Leaves are regularly obovate in shape, dark green. Leaf blade glabrous, convex. Petiole up to 16 mm, of medium thickness, glabrous.

Blooms in the mid-early period; flowers are rarely affected by spring frosts. From one generative bud 1-2 white, widely open flowers develop.

Begins to bear fruit in the 3rd-4th year. Fruits are oval or broadly ovoid, with a somewhat narrowed, slightly indented apex, large, 110 g. Base with a deep and wide cavity, with thick raised shoulders. Skin green-yellow, thin but not easily removed, covered with a waxy bloom that is easily rubbed off. The ventral suture is well-defined, does not crack. The dorsal suture is closed. Ripe fruits have a dark-burgundy dotted blush. The stone is small, separates well from the flesh. Flesh juicy, very tender, melting, pale cream-colored, does not darken on exposure to air, fine-fibred, of excellent sweet-and-sour taste, very aromatic. Fruits ripen at the end of July, not uniformly. Crops are abundant, annual. At 10 years gives 60 kg.

The cultivar is self-sterile.

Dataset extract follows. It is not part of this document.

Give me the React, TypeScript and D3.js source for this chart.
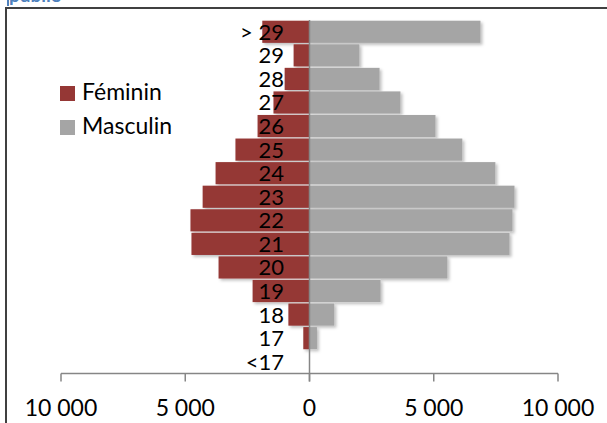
import React from 'react';
import * as d3 from 'd3';

const categories = ['> 29', '29', '28', '27', '26', '25', '24', '23', '22', '21', '20', '19', '18', '17', '<17'];
const feminin = [1900, 640, 1000, 1450, 2090, 2980, 3780, 4300, 4790, 4750, 3660, 2290, 850, 250, 0];
const masculin = [6880, 2010, 2820, 3660, 5070, 6150, 7480, 8250, 8170, 8050, 5550, 2860, 1000, 300, 0];
const ticks = [-10000, -5000, 0, 5000, 10000];

const W = 607;
const H = 423;
const font = 'Lato, "Open Sans", sans-serif';

const App: React.FC = () => {
  const x = d3.scaleLinear().domain([-10000, 10000]).range([61, 558]);
  const y = d3.scaleBand<string>().domain(categories).range([20, 373.5]).paddingInner(0.06).paddingOuter(0.03);
  const fmt = (v: number) => d3.format(',')(Math.abs(v)).replace(/,/g, ' ');
  const axisY = 373.5;

  return (
    <div style={{ position: 'absolute', left: 0, top: 0 }}>
      <svg width={W} height={H} style={{ display: 'block', background: '#fff' }}>
        <defs>
          <filter id="shadow" x="-10%" y="-20%" width="130%" height="160%">
            <feDropShadow dx="2" dy="2" stdDeviation="1.5" floodColor="#000" floodOpacity="0.25" />
          </filter>
        </defs>

        {/* caption cut off above the box */}
        <text x={9} y={2} fontFamily={font} fontWeight="bold" fontSize={19} fill="#4f81bd">publié</text>
        <line x1={8} y1={0} x2={8} y2={6} stroke="#4f81bd" strokeWidth={2} />

        {/* chart border */}
        <path d={`M6,${H} V8 H${W}`} fill="none" stroke="#404040" strokeWidth={2} />

        {/* bars */}
        <g filter="url(#shadow)">
          {categories.map((c, i) => (
            <rect key={'m' + c} x={x(0)} y={y(c)} width={x(masculin[i]) - x(0)} height={y.bandwidth()} fill="#a5a5a5" />
          ))}
          {categories.map((c, i) => (
            <rect key={'f' + c} x={x(-feminin[i])} y={y(c)} width={x(0) - x(-feminin[i])} height={y.bandwidth()} fill="#953735" />
          ))}
        </g>

        {/* zero line and axis */}
        <line x1={x(0)} x2={x(0)} y1={20} y2={axisY + 8} stroke="#868686" strokeWidth={1.5} />
        <line x1={x(-10000)} x2={x(10000)} y1={axisY} y2={axisY} stroke="#868686" strokeWidth={1.5} />
        {ticks.map(t => (
          <g key={t}>
            <line x1={x(t)} x2={x(t)} y1={axisY} y2={axisY + 8} stroke="#868686" strokeWidth={1.5} />
            <text x={x(t)} y={416} textAnchor="middle" fontFamily={font} fontSize={23} fill="#000">{fmt(t)}</text>
          </g>
        ))}

        {/* category labels */}
        {categories.map(c => (
          <text key={'l' + c} x={284} y={(y(c) ?? 0) + y.bandwidth() / 2 + 8} textAnchor="end" fontFamily={font} fontSize={22} fill="#000">{c}</text>
        ))}

        {/* legend */}
        <rect x={60} y={86} width={15} height={15} fill="#953735" />
        <text x={82} y={100} fontFamily={font} fontSize={23} fill="#000">Féminin</text>
        <rect x={60} y={120} width={15} height={15} fill="#a5a5a5" />
        <text x={82} y={134} fontFamily={font} fontSize={23} fill="#000">Masculin</text>
      </svg>
    </div>
  );
};

export default App;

Pollinators: Shiro (Shiro), Starking Delicious (Starking Delicious), Methley, Satsuma, Santa Rosa, Friar

Varieties pollinated by it: Ruth Gerstetter, Sultan, Empress, Bluefre.

Hardiness zone: 5-9

Location: grows well on elevated and well-lit sites. Soil light or medium, pH 4.5-7.5. The cultivar is drought-tolerant.

Planting: similar to that for domestic plum.

Care: responds well to irrigation, as well as mineral and organic fertilizers.

Pruning: in youth requires formative pruning; during full fruiting – rejuvenation pruning.

Pests and diseases: resistance to diseases is average

Uses: fruits have excellent marketable appearance and high transportability, ripen well in storage. Consumed fresh, and also used for compotes, preserves, jams and juices.